TADI SATIRLARIN ÖTESİNE GEÇEN BİR ZOMBİ HİKAYESİ
Zombi hikayeleri denilince aklıma ilk gelen isim George A. Romero'dur. Üstadın yeri geldiğinde insanı zombilerle empati yaptıracak kadar güçlü anlatımı ve insanın ebedi yalnızlığına göndermeler yüklediği klasikleşen tarzı, zombi hikayelerine karşı şu an sahip olduğum ilgiyi edinmemde temel oluşturan şeylerden birisidir. Bu temel üzerinde yeri geldiğinde beyaz ekranda, yeri geldiğinde - sıklıkla beyaz perdede ya da yazın alanında karşıma çıkan eserler ile de bir zombi kültürüne olan ilgim gittikçe artmakta. Ancak bunun yalnızca bana has bir özellik olduğunu düşünmüyorum.  

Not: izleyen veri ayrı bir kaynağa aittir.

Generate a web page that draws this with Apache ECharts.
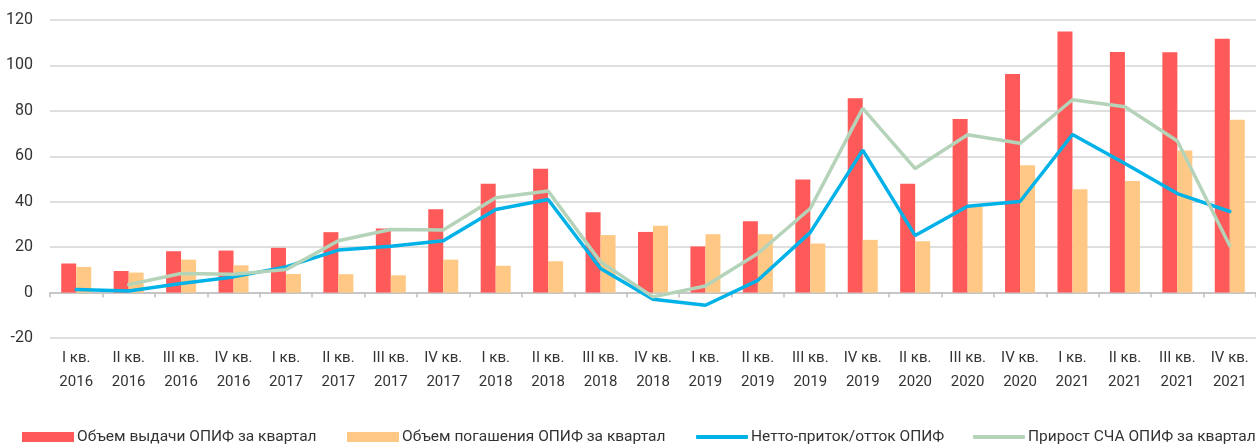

İnsanın "insanlıktan çıkması" üzerine hikayelere neredeyse açlık içinde bir dünya toplumuyuz. Vampire dönüşenler, zombiye dönüşenler, kurt adama dönüşenler hemen her mecrada sanat severlerin karşısına çıkıyor. Güçlü prodüksiyonlarla sunulan film ya da diziler ile aradaki bağ sağlamlaştırılırken, hikayelerin kitaplara yansıması ile doğan bu kültürün her yönden beslenmesini destekliyor. Ölümsüzlüğün ihtiyacının yanında  olabilecek tüm felaketleri insanoğlunun yaşamasını görmeyi istiyoruz. Gündelik hayatın sıkıcılığı içinde, yaşama tutunmak için olmadık şeyler peşindeyiz ve zombiler, uzaylılar açlığımızı gideriyor. Bize "farklı" bir şey sunuyor. Bilmediğimiz, içinde yaşarsak heyecan dolu bir kitabın satırlarında koşacağımız bir gerçeklik sunuyor.

KONTROLDEN ÇIKAN BİR İCAT
Kasım 2012'de dilimize kazandırılmış olan Kemik Titreten, Cherie Priest'in uzun zamandır okunmayı bekleyenler listemde yer alan bir kitaptı. Karakedi Yayınları tarafından, yayınladıkları diğer kitaplardan bir hayli farklı bir çizgiye sahip olan Kemik Titreten'i okumakta bu denli geç kalmamı ise büyük bir kayıp olarak görüyorum.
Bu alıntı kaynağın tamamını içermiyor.